Natürlich haben RomComs immer etwas Märchenhaftes, aber man kann es auch übertreiben. Zwischen Debbie und Theo funkt es selbstverständlich sofort, sie haben ja auch so viel gemeinsam (die Liebe zu Büchern und ihren Söhnen). Debbie bekommt wegen ihrer Leidenschaft für Bücher natürlich umgehend einen Job im Verlagswesen, der schon immer ihr Traum war, für den sie sich aber nie beworben hat, weil sie Angst hatte, abgelehnt zu werden. Und habe ich bereits erwähnt, dass Peter schon immer Schriftsteller werden wollte, sich aber nie getraut hat, diesen Traum zu verwirklichen? Und natürlich hat er ein Manuskript in der Schublade (eigentlich im Backofen), das Debbie sofort verkauft, weil die Handlung (eine Mischung aus Peters Kindheitstrauma, toter Vater und so, und einer Allergie gegen sich selbst) so brillant und die Prosa so unglaublich einfühlsam ist. Wäre man im Kino, würde man spätestens an dieser Stelle in seine Popcorntüte kotzen.
Die Botschaft des Films ist klar: Man soll an sich und seine Träume glauben, und es ist nie zu spät, noch eine neue Richtung im Leben einzuschlagen. Das wird anhand von zwei Figuren vermittelt, die nie auch nur irgendwas unternommen haben, um ihre Träume zu verwirklichen, denen nun aber alles ohne Anstrengungen oder Hindernisse auf dem Silbertablett präsentiert wird. Das gilt sowohl für die beruflichen Veränderungen als auch für die Liebe. Die gesamte Geschichte ist komplett konfliktfrei. Selbst ein Autor von Groschenromanen hätte sich für eine so dürftige Story geschämt.
Reese Witherspoon, die ein unglaubliches Händchen für Stoffe hat, hat nicht nur die weibliche Hauptrolle übernommen, sondern auch produziert, und man fragt sich, warum. Was hat sie an dieser läppischen, einfallslosen und konfliktfreien Story nur gereizt?

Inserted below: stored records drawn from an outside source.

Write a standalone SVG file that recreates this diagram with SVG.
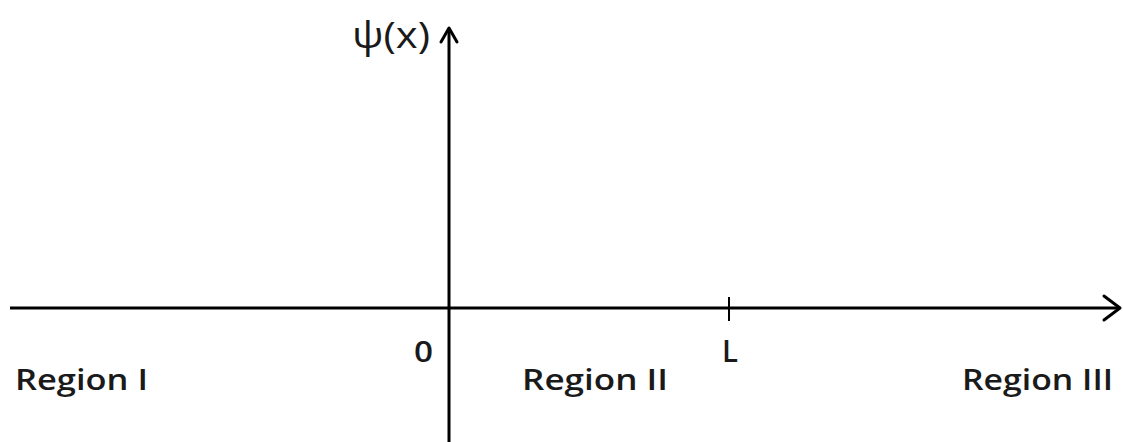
<svg xmlns="http://www.w3.org/2000/svg" width="1123" height="442" viewBox="0 0 1123 442">
<style>
.ax{stroke:#000;stroke-width:3;fill:none}
.ah{stroke:#000;stroke-width:3;fill:none;stroke-linecap:round;stroke-linejoin:round}
.t{font-family:"Open Sans","Liberation Sans",sans-serif;font-size:29px;font-weight:600;fill:#1a1a1a}
</style>
<rect width="1123" height="442" fill="#fff"/>
<g id="axes">
<line class="ax" x1="10" y1="308" x2="1119" y2="308"/>
<polyline class="ah" points="1104,296 1120,308 1104,320"/>
<line class="ax" x1="449" y1="442" x2="449" y2="30"/>
<polyline class="ah" points="441,42 449,28 457,42"/>
<line class="ax" x1="729" y1="297" x2="729" y2="321" style="stroke-width:2"/>
</g>
<g id="labels">
<text class="t" x="352" y="48" style="font-size:37px;font-weight:400" textLength="78" lengthAdjust="spacingAndGlyphs">ψ(x)</text>
<text class="t" x="414" y="362" textLength="19" lengthAdjust="spacingAndGlyphs">0</text>
<text class="t" x="722" y="362" style="font-size:31px" textLength="16" lengthAdjust="spacingAndGlyphs">L</text>
<text class="t" x="15" y="390" textLength="133" lengthAdjust="spacingAndGlyphs">Region I</text>
<text class="t" x="522" y="390" textLength="146" lengthAdjust="spacingAndGlyphs">Region II</text>
<text class="t" x="962" y="390" textLength="151" lengthAdjust="spacingAndGlyphs">Region III</text>
</g>
</svg>
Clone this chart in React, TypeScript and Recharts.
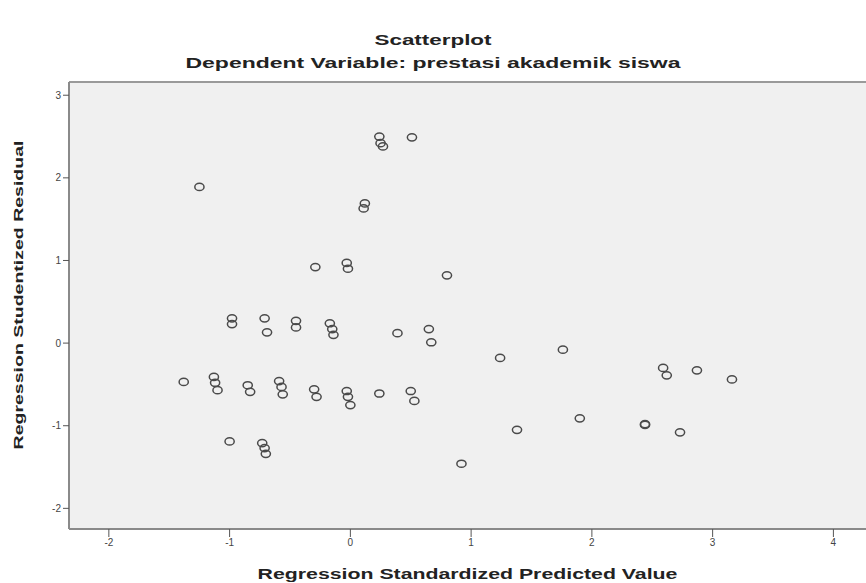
import React from "react";
import { ScatterChart, Scatter, XAxis, YAxis, CartesianGrid, ReferenceLine } from "recharts";

const chartTitle = "Scatterplot";
const chartSubtitle = "Dependent Variable: prestasi akademik siswa";
const xAxisTitle = "Regression Standardized Predicted Value";
const yAxisTitle = "Regression Studentized Residual";

const xTicks = [-2, -1, 0, 1, 2, 3, 4];
const yTicks = [-2, -1, 0, 1, 2, 3];
const xDomain = [-2.33, 4.27];
const yDomain = [-2.25, 3.16];

// predicted (standardized) values
const predicted = [
  -1.25, -0.29, -0.03, -0.02, 0.12, 0.11,
  0.24, 0.25, 0.27, 0.51, 0.8,
  -0.98, -0.98, -0.71, -0.69, -0.45, -0.45, -0.17, -0.15, -0.14,
  0.39, 0.65, 0.67, 1.24, 1.76,
  -1.38, -1.13, -1.12, -1.1, -0.85, -0.83, -0.59, -0.57, -0.56,
  -0.3, -0.28, -0.03, -0.02, 0.0, 0.24, 0.5, 0.53,
  2.59, 2.62, 2.87, 3.16,
  -1.0, -0.73, -0.71, -0.7, 0.92, 1.38, 1.9, 2.44, 2.44, 2.73,
];
// studentized residuals
const residual = [
  1.89, 0.92, 0.97, 0.9, 1.69, 1.63,
  2.5, 2.42, 2.38, 2.49, 0.82,
  0.3, 0.23, 0.3, 0.13, 0.27, 0.19, 0.24, 0.17, 0.1,
  0.12, 0.17, 0.01, -0.18, -0.08,
  -0.47, -0.41, -0.48, -0.57, -0.51, -0.59, -0.46, -0.53, -0.62,
  -0.56, -0.65, -0.58, -0.65, -0.75, -0.61, -0.58, -0.7,
  -0.3, -0.39, -0.33, -0.44,
  -1.19, -1.21, -1.27, -1.34, -1.46, -1.05, -0.91, -0.98, -0.99, -1.08,
];

const points = predicted.map((x, i) => ({ x, y: residual[i] }));

const Ring = (props: any) => {
  const { cx, cy } = props;
  if (cx == null || cy == null) return null;
  return <ellipse cx={cx} cy={cy} rx={4.6} ry={3.6} fill="none" stroke="#4a4a4a" strokeWidth={1.5} />;
};

const font = "'Liberation Sans', Arial, sans-serif";

const hTitle = (top: number, size: number, sx: number, left = 0, width = 866): React.CSSProperties => ({
  position: "absolute",
  left,
  width,
  top,
  textAlign: "center",
  fontSize: size,
  fontWeight: "bold",
  color: "#222",
  transform: `scaleX(${sx})`,
  transformOrigin: "center",
  whiteSpace: "nowrap",
  lineHeight: "16px",
});

export default function App() {
  return (
    <div style={{ position: "absolute", left: 0, top: 0, width: 866, height: 583, background: "#fff", fontFamily: font, overflow: "hidden" }}>
      <div style={hTitle(32, 14, 1.6)}>{chartTitle}</div>
      <div style={hTitle(55, 15, 1.53)}>{chartSubtitle}</div>
      <div style={hTitle(566, 14, 1.52, 69, 797)}>{xAxisTitle}</div>
      <div
        style={{
          position: "absolute",
          left: 18,
          top: 295,
          transform: "translate(-50%, -50%) rotate(-90deg) scaleX(1.5)",
          whiteSpace: "nowrap",
          fontSize: 13,
          fontWeight: "bold",
          color: "#222",
        }}
      >
        {yAxisTitle}
      </div>
      <div style={{ position: "absolute", left: 0, top: 0 }}>
        <ScatterChart width={866} height={583} margin={{ top: 82, right: 0, bottom: 24, left: 29 }}>
          <CartesianGrid fill="#f0f0f0" horizontal={false} vertical={false} />
          <ReferenceLine y={yDomain[1]} stroke="#9a9a9a" strokeWidth={2} />
          <XAxis
            type="number"
            dataKey="x"
            domain={xDomain}
            ticks={xTicks}
            allowDataOverflow
            height={30}
            axisLine={{ stroke: "#8a8a8a", strokeWidth: 2 }}
            tickLine={{ stroke: "#555" }}
            tickSize={8}
            tick={{ fontSize: 10, fill: "#444", fontFamily: font }}
          />
          <YAxis
            type="number"
            dataKey="y"
            domain={yDomain}
            ticks={yTicks}
            allowDataOverflow
            width={40}
            axisLine={{ stroke: "#8a8a8a", strokeWidth: 2 }}
            tickLine={{ stroke: "#555" }}
            tickSize={6}
            tick={{ fontSize: 10, fill: "#444", fontFamily: font }}
          />
          <Scatter data={points} shape={<Ring />} isAnimationActive={false} />
        </ScatterChart>
      </div>
    </div>
  );
}
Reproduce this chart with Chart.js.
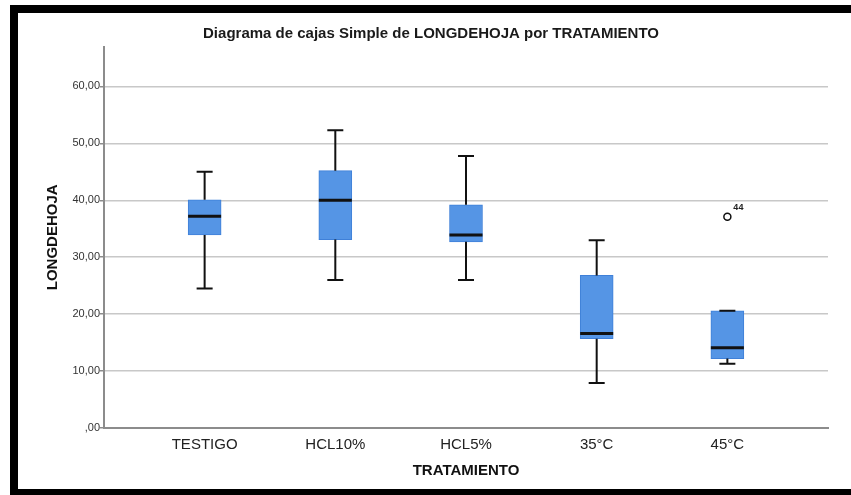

Keine Ahnung, warum ich mir dieses Elend bis zum Ende angesehen habe. Masochismus? Ungläubiges Entsetzen darüber, dass ein solches Nichts von Story mit so bekannten Leuten verfilmt wurde? Manche Filme sind so schlecht, dass sie schon wieder unterhaltsam sind, andere sind wie ein Autounfall, bei dem wir aus perverser Sensationslust zuschauen müssen, und dann gibt es Filme wie Your Place or Mine, die einfach nur uninteressant sind. Man ärgert sich nicht über sie, weil sie einen kalt lassen, man schüttelt nur den Kopf über so viel Unvermögen – es scheint sogar, als hätte die Autorin sich nicht einmal bemüht, witzige Dialoge zu schreiben oder sich amüsante Szenen auszudenken – und hat ihn im nächsten Moment wieder vergessen. Eigentlich wäre er nicht einmal eine Erwähnung wert.